Start

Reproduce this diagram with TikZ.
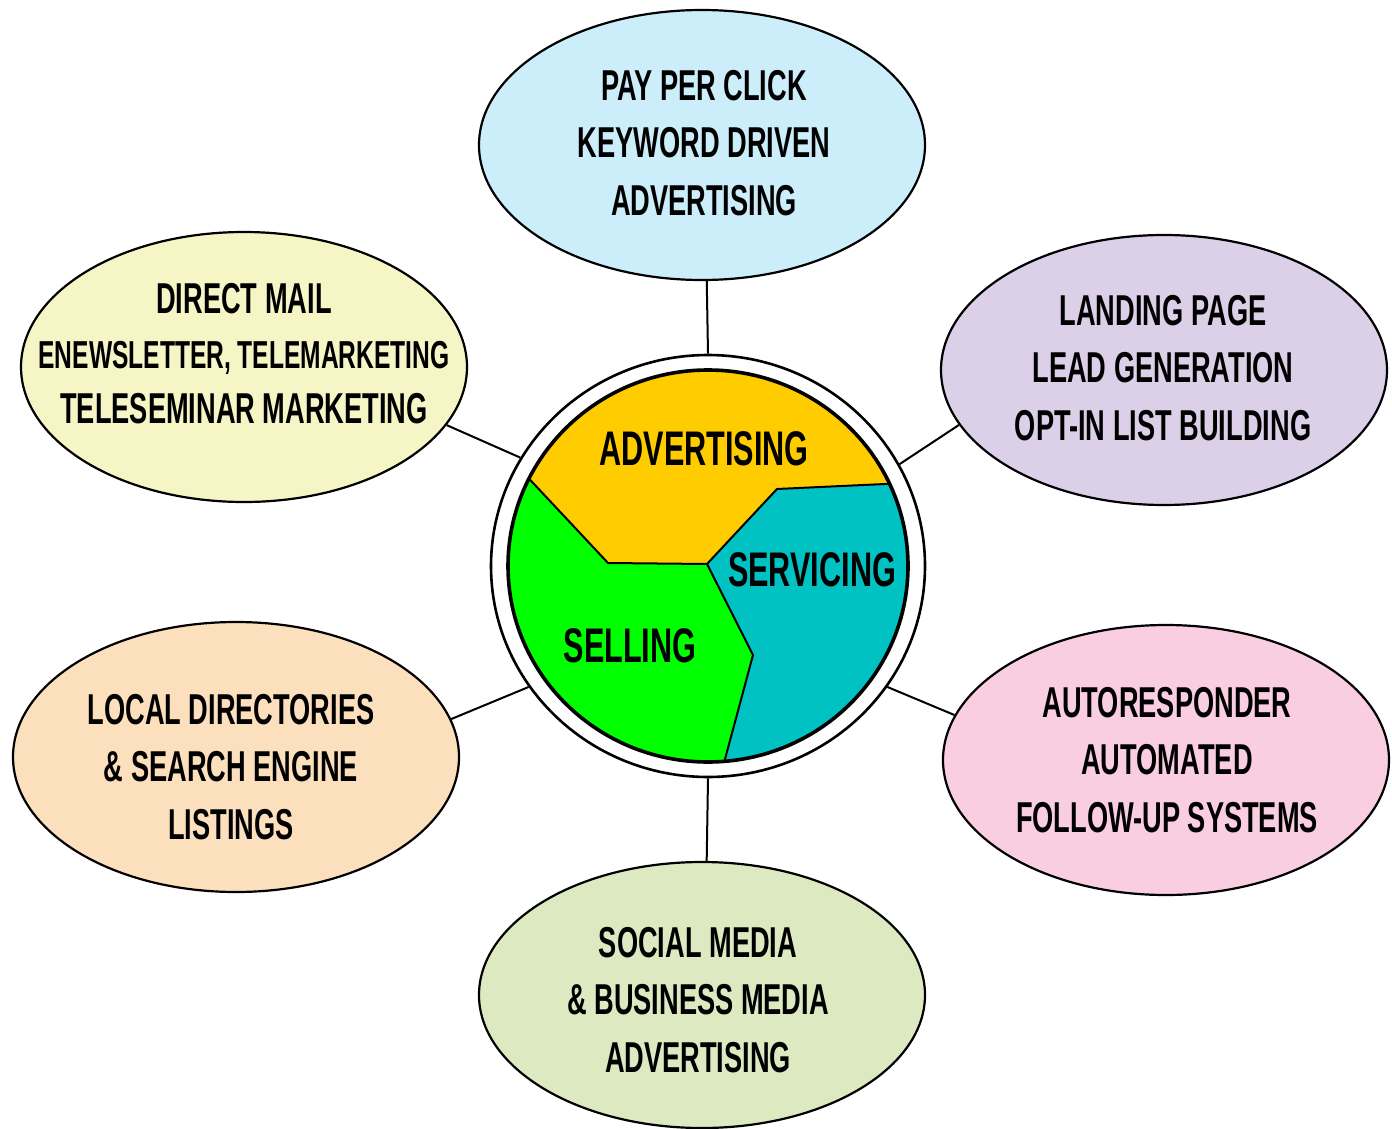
\documentclass[tikz,border=0pt]{standalone}
\usepackage{fontspec}
\newfontfamily\cf[FakeStretch=0.63]{Liberation Sans}
\usetikzlibrary{shapes.geometric}
\definecolor{cTop}{HTML}{CCEEFB}
\definecolor{cUL}{HTML}{F5F5C5}
\definecolor{cUR}{HTML}{DCD0E8}
\definecolor{cLL}{HTML}{FCE0BE}
\definecolor{cLR}{HTML}{F9CEE0}
\definecolor{cBot}{HTML}{DDE9C1}
\definecolor{cAdv}{HTML}{FFCC00}
\definecolor{cServ}{HTML}{00C2C2}
\definecolor{cSell}{HTML}{00FF00}
\tikzset{
 bubble/.style={ellipse, draw=black, line width=1.1pt, inner sep=0pt, minimum width=223pt, minimum height=135pt},
 btext/.style={align=center, inner sep=0pt, font=\cf\bfseries\fontsize{21.6}{28.75}\selectfont},
 hubtext/.style={inner sep=0pt, font=\cf\bfseries\fontsize{24.3}{28}\selectfont},
 link/.style={line width=1pt},
 divider/.style={line width=1pt, line join=round}
}
\begin{document}
\begin{tikzpicture}[x=0.5pt,y=-0.5pt]
\useasboundingbox (0,0) rectangle (1392,1129);
% outer bubbles
\node[bubble, fill=cTop] (top) at (702,145) {};
\node[bubble, fill=cUL] (ul) at (244,367) {};
\node[bubble, fill=cUR] (ur) at (1164,370) {};
\node[bubble, fill=cLL] (ll) at (236,757) {};
\node[bubble, fill=cLR] (lr) at (1166,760) {};
\node[bubble, fill=cBot, minimum height=133pt] (bot) at (702,995) {};
% hub
\node[ellipse, draw=black, line width=1.3pt, fill=white, inner sep=0pt, minimum width=217pt, minimum height=211pt] (hub) at (708,566) {};
% pie
\begin{scope}
\clip (708,566) ellipse [x radius=200, y radius=196];
\fill[cAdv] (500,360) rectangle (920,780);
\fill[cSell] (490,437) -- (608,563) -- (707,564) -- (753,655) -- (714,800) -- (460,800) -- (460,437) -- cycle;
\fill[cServ] (707,564) -- (777,489) -- (885,484) -- (940,481) -- (940,800) -- (714,800) -- (753,655) -- cycle;
\draw[divider] (490,437) -- (608,563) -- (707,564) -- (777,489) -- (885,484) -- (940,481);
\draw[divider] (707,564) -- (753,655) -- (714,800);
\end{scope}
\draw[line width=1.8pt] (708,566) ellipse [x radius=200, y radius=196];
% connectors
\draw[link] (top.-88) -- (hub.90);
\draw[link] (bot.88) -- (hub.-90);
\draw[link] (ul.-16.7) -- (hub.150.6);
\draw[link] (ur.195.2) -- (hub.28.9);
\draw[link] (ll.10.7) -- (hub.214.4);
\draw[link] (lr.168.3) -- (hub.-34.6);
% texts
\node[btext] (ttop) at (704,143) {PAY PER CLICK\\KEYWORD DRIVEN\\ADVERTISING};
\node[btext, font=\cf\bfseries\fontsize{21.6}{27.5}\selectfont] (tul) at (244,354) {DIRECT MAIL\\{\fontsize{19.5}{27.5}\selectfont ENEWSLETTER, TELEMARKETING}\\TELESEMINAR MARKETING};
\node[btext] (tur) at (1163,368) {LANDING PAGE\\LEAD GENERATION\\OPT-IN LIST BUILDING};
\node[btext] (tll) at (231,767) {LOCAL DIRECTORIES\\\& SEARCH ENGINE\\LISTINGS};
\node[btext] (tlr) at (1167,760) {AUTORESPONDER\\AUTOMATED\\FOLLOW-UP SYSTEMS};
\node[btext] (tbot) at (698,1000) {SOCIAL MEDIA\\\& BUSINESS MEDIA\\ADVERTISING};
\node[hubtext] (tadv) at (704,449) {ADVERTISING};
\node[hubtext] (tserv) at (812,570) {SERVICING};
\node[hubtext] (tsell) at (630,646) {SELLING};
\end{tikzpicture}
\end{document}
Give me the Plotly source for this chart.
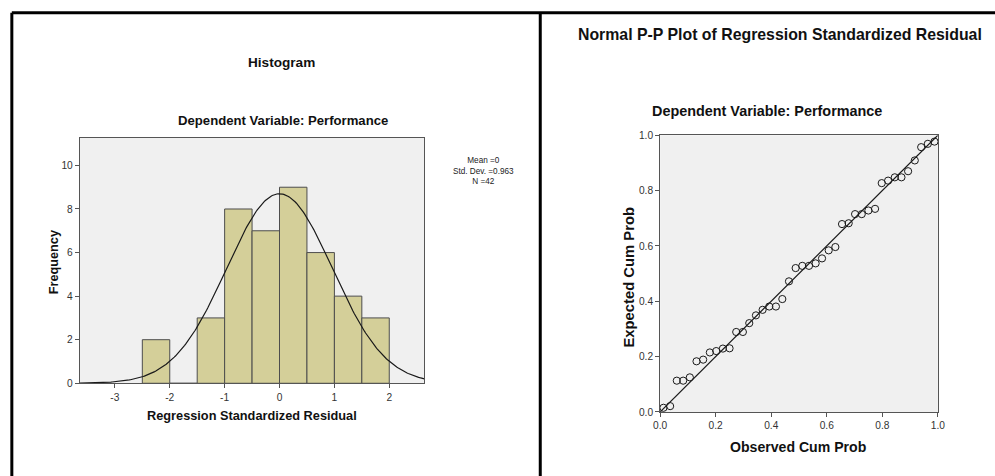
import numpy as np
import plotly.graph_objects as go

W, H = 995, 476

# ---------------- data ----------------
bin_left = [-2.5, -2.0, -1.5, -1.0, -0.5, 0.0, 0.5, 1.0, 1.5]
bin_count = [2, 0, 3, 8, 7, 9, 6, 4, 3]
bin_width = 0.5
resid_mean = 0.0
resid_sd = 0.963
n_obs = 42

hist_xticks = [-3, -2, -1, 0, 1, 2]
hist_xticklabels = ["-3", "-2", "-1", "0", "1", "2"]
hist_yticks = [0, 2, 4, 6, 8, 10]

observed_cum = [0.012, 0.036, 0.060, 0.083, 0.107, 0.131, 0.155, 0.179, 0.202, 0.226,
                0.250, 0.274, 0.298, 0.321, 0.345, 0.369, 0.393, 0.417, 0.440, 0.464,
                0.488, 0.512, 0.536, 0.560, 0.583, 0.607, 0.631, 0.655, 0.679, 0.702,
                0.726, 0.750, 0.774, 0.798, 0.821, 0.845, 0.869, 0.893, 0.917, 0.940,
                0.964, 0.988]
expected_cum = [0.015, 0.021, 0.113, 0.113, 0.125, 0.183, 0.189, 0.215, 0.220, 0.229,
                0.230, 0.289, 0.289, 0.321, 0.349, 0.369, 0.381, 0.381, 0.408, 0.472,
                0.520, 0.528, 0.528, 0.537, 0.555, 0.584, 0.596, 0.679, 0.682, 0.715,
                0.715, 0.728, 0.734, 0.827, 0.836, 0.848, 0.848, 0.870, 0.909, 0.957,
                0.969, 0.977]
pp_ticks = [0.0, 0.2, 0.4, 0.6, 0.8, 1.0]

# mapping from target picture pixels to paper fractions (the capture shows the
# page slightly shrunk and offset, so positions are compensated)
SX, OX = 0.987, 7.16
SY, OY = 0.978, 4.3


def px(x):
    return ((x - OX) / SX) / W


def py(y):
    return 1 - ((y - OY) / SY) / H


FONT = "Liberation Sans, Arial, sans-serif"
BAR_FILL = "#D4CF99"
BAR_LINE = "#4d4d4d"
BG = "#F0F0F0"
AXIS = "#555555"

fig = go.Figure()

# histogram bars
centers = [b + bin_width / 2 for b in bin_left]
fig.add_trace(go.Bar(
    x=centers, y=bin_count, width=[bin_width] * len(centers),
    marker=dict(color=BAR_FILL, line=dict(color=BAR_LINE, width=1)),
    xaxis="x", yaxis="y", showlegend=False))

# normal curve from the displayed mean / sd / N
xr = (-3.64, 2.64)
xs = np.linspace(xr[0], xr[1], 300)
ys = n_obs * bin_width * np.exp(-0.5 * ((xs - resid_mean) / resid_sd) ** 2) / (resid_sd * np.sqrt(2 * np.pi))
fig.add_trace(go.Scatter(x=xs, y=ys, mode="lines", line=dict(color="#1a1a1a", width=1.2),
                         xaxis="x", yaxis="y", showlegend=False))

# P-P reference line
fig.add_trace(go.Scatter(x=[0, 1], y=[0, 1], mode="lines", line=dict(color="#1a1a1a", width=1.2),
                         xaxis="x2", yaxis="y2", showlegend=False))
# P-P points
fig.add_trace(go.Scatter(x=observed_cum, y=expected_cum, mode="markers",
                         marker=dict(symbol="circle-open", size=7.2, color="#1a1a1a", line=dict(width=1)),
                         xaxis="x2", yaxis="y2", showlegend=False, cliponaxis=False))

tickfont = dict(family=FONT, size=10.2, color="#333333")
common = dict(showgrid=False, zeroline=False, showline=True, linecolor=AXIS, linewidth=1,
              mirror=True, ticks="outside", ticklen=4, tickcolor=AXIS, tickfont=tickfont)

fig.update_layout(
    width=W, height=H,
    margin=dict(l=0, r=0, t=0, b=0),
    paper_bgcolor="white", plot_bgcolor=BG,
    hovermode=False,
    xaxis=dict(domain=[px(80), px(425)], range=list(xr), tickvals=hist_xticks,
               ticktext=hist_xticklabels, anchor="y", **common),
    yaxis=dict(domain=[py(383), py(137)], range=[0, 11.28], tickvals=hist_yticks,
               anchor="x", **common),
    xaxis2=dict(domain=[px(661), px(939)], range=[0, 1], tickvals=pp_ticks, tickformat=".1f",
                anchor="y2", **common),
    yaxis2=dict(domain=[py(411.7), py(134.7)], range=[0, 1], tickvals=pp_ticks, tickformat=".1f",
                anchor="x2", **common),
    bargap=0,
)


def ann(text, x, y, size=12, bold=False, angle=0, xanchor="center"):
    t = f"<b>{text}</b>" if bold else text
    fig.add_annotation(text=t, x=px(x), y=py(y), xref="paper", yref="paper",
                       showarrow=False, textangle=angle, xanchor=xanchor, yanchor="middle",
                       font=dict(family=FONT, size=size, color="#111111"))


ann("Histogram", 282, 62, size=13.6, bold=True)
ann("Dependent Variable: Performance", 283, 120, size=13.15, bold=True)
ann("Frequency", 55, 262, size=12.7, bold=True, angle=-90)
ann("Regression Standardized Residual", 252, 415, size=12.75, bold=True)
fig.add_annotation(text="Mean =0<br>Std. Dev. =0.963<br>N =42", x=px(484), y=py(170),
                   xref="paper", yref="paper", showarrow=False, align="center",
                   font=dict(family=FONT, size=8.2, color="#222222"))

ann("Normal P-P Plot of Regression Standardized Residual", 781, 34, size=15.85, bold=True)
ann("Dependent Variable: Performance", 768, 110, size=14.4, bold=True)
ann("Expected Cum Prob", 630, 277, size=14.8, bold=True, angle=-90)
ann("Observed Cum Prob", 800, 447, size=14.1, bold=True)

# outer frame (extends to the page edges)
for x0, y0, x1, y1 in [(12, 12, 1010, 12), (12, 12, 12, 490), (541, 12, 541, 490)]:
    fig.add_shape(type="line", x0=px(x0), y0=py(y0), x1=px(x1), y1=py(y1),
                  xref="paper", yref="paper", line=dict(color="black", width=3))

post = (
    "var de=document.documentElement, b=document.body;"
    "de.style.margin='0';de.style.padding='0';de.style.overflow='hidden';"
    "b.style.margin='0';b.style.padding='0';b.style.overflow='hidden';"
)
fig.write_html("out.html", config={"staticPlot": True, "displayModeBar": False},
               post_script=post)
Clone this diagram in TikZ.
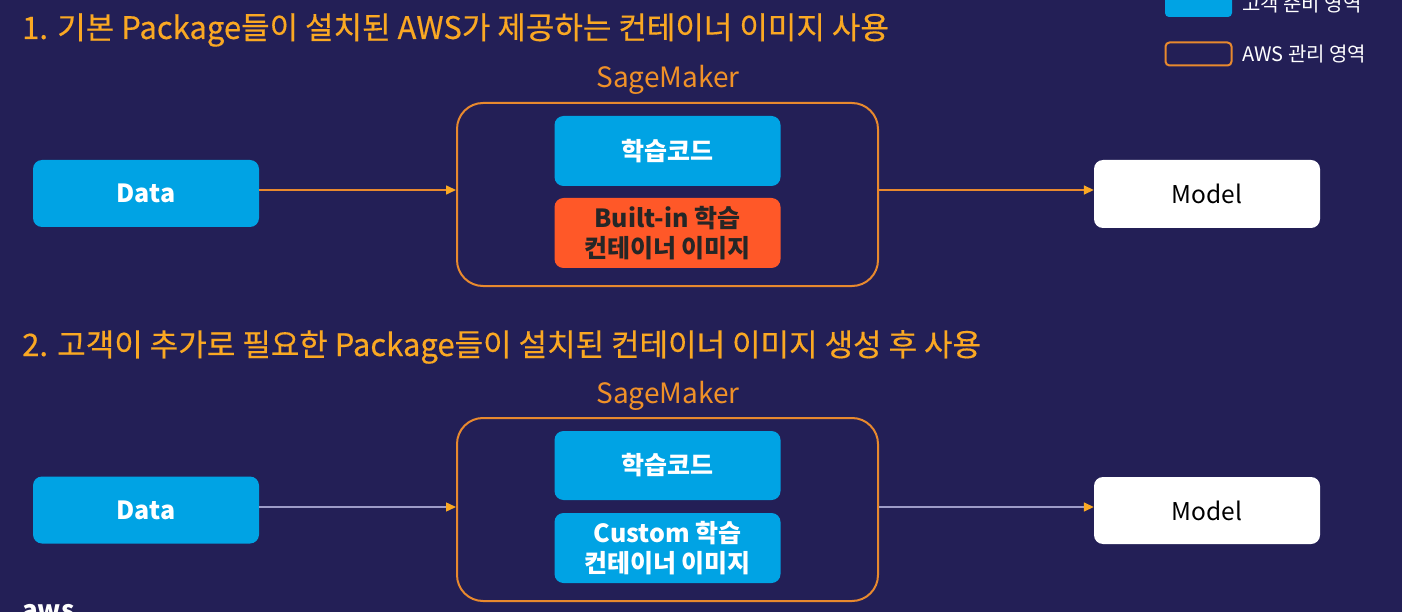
\documentclass[tikz,border=0pt]{standalone}
\usepackage{fontspec}
\setmainfont{Noto Sans CJK KR}
\newfontfamily\medfont[FakeBold=0.4]{Noto Sans CJK KR}
\usetikzlibrary{arrows.meta}
\definecolor{bg}{RGB}{35,31,86}
\definecolor{ttl}{RGB}{250,168,35}
\definecolor{sm}{RGB}{240,145,40}
\definecolor{brd}{RGB}{232,137,46}
\definecolor{blu}{RGB}{0,163,228}
\definecolor{red}{RGB}{255,88,40}
\definecolor{gln}{RGB}{157,155,199}
\tikzset{
  title/.style={anchor=west, text=ttl, font=\medfont\fontsize{31}{34}\selectfont, inner sep=0},
  smlabel/.style={text=sm, font=\fontsize{28}{32}\selectfont, inner sep=0},
  box/.style={rounded corners=9pt, minimum width=226pt, minimum height=67pt, inner sep=0, align=center, font=\bfseries\fontsize{25}{30}\selectfont},
  bluebox/.style={box, fill=blu, text=white},
  redbox/.style={box, fill=red, text=black!85},
  whitebox/.style={box, fill=white, text=black, font=\fontsize{24.5}{28}\selectfont},
  container/.style={draw=brd, line width=2pt, rounded corners=26pt, minimum width=421pt, minimum height=183pt, inner sep=0},
  arr1/.style={draw=brd, line width=1.6pt, -{Triangle[length=10pt,width=9pt,color=ttl]}},
  arr2/.style={draw=gln, line width=1.4pt, -{Triangle[length=10pt,width=9pt,color=ttl]}},
  legtext/.style={anchor=west, text=white, font=\fontsize{20}{24}\selectfont, inner sep=0},
}
\begin{document}
\begin{tikzpicture}[x=1pt,y=-1pt]
\fill[bg] (0,0) rectangle (1402,612);
\useasboundingbox (0,0) rectangle (1402,612);
\begin{scope}
\clip (0,0) rectangle (1402,612);
% legend
\node[fill=blu, rounded corners=4pt, minimum width=67pt, minimum height=30pt, inner sep=0] (legblue) at (1198.5,2) {};
\node[legtext] (legbluet) at (1242,4) {고객 준비 영역};
\node[draw=brd, line width=2pt, rounded corners=4pt, minimum width=66pt, minimum height=23pt, inner sep=0] (legor) at (1198.5,54) {};
\node[legtext] (legort) at (1242,54) {AWS 관리 영역};
\node[anchor=west, text=white, font=\bfseries\fontsize{26}{30}\selectfont, inner sep=0] (aws) at (22,612) {aws};
\end{scope}
% section 1
\node[title] (t1) at (22,30) {1. 기본 Package들이 설치된 AWS가 제공하는 컨테이너 이미지 사용};
\node[smlabel] (sm1) at (668,80) {SageMaker};
\node[container] (c1) at (667.5,194.5) {};
\node[bluebox, minimum height=70pt] (code1) at (667.5,151) {학습코드};
\node[redbox, minimum height=70pt] (img1) at (667.5,233) {Built-in 학습\\컨테이너 이미지};
\node[bluebox] (data1) at (146,193.5) {Data};
\node[whitebox, minimum height=68pt] (model1) at (1207,194) {Model};
\draw[arr1] (data1.east |- 0,190) -- (c1.west |- 0,190);
\draw[arr1] (c1.east |- 0,190) -- (model1.west |- 0,190);
% section 2
\node[title] (t2) at (22,347) {2. 고객이 추가로 필요한 Package들이 설치된 컨테이너 이미지 생성 후 사용};
\node[smlabel] (sm2) at (668,396) {SageMaker};
\node[container] (c2) at (667.5,509.5) {};
\node[bluebox, minimum height=69pt] (code2) at (667.5,465.5) {학습코드};
\node[bluebox, minimum height=70pt] (img2) at (667.5,548) {Custom 학습\\컨테이너 이미지};
\node[bluebox] (data2) at (146,510) {Data};
\node[whitebox] (model2) at (1207,510.5) {Model};
\draw[arr2] (data2.east |- 0,507) -- (c2.west |- 0,507);
\draw[arr2] (c2.east |- 0,507) -- (model2.west |- 0,507);
\end{tikzpicture}
\end{document}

End

• _Aim_
From the entries above, copy every line where the word "this" shows up.

• _Written reply_
Reproduce this diagram with TikZ.
Give me the Plotly source for this chart.
Clone this diagram in TikZ.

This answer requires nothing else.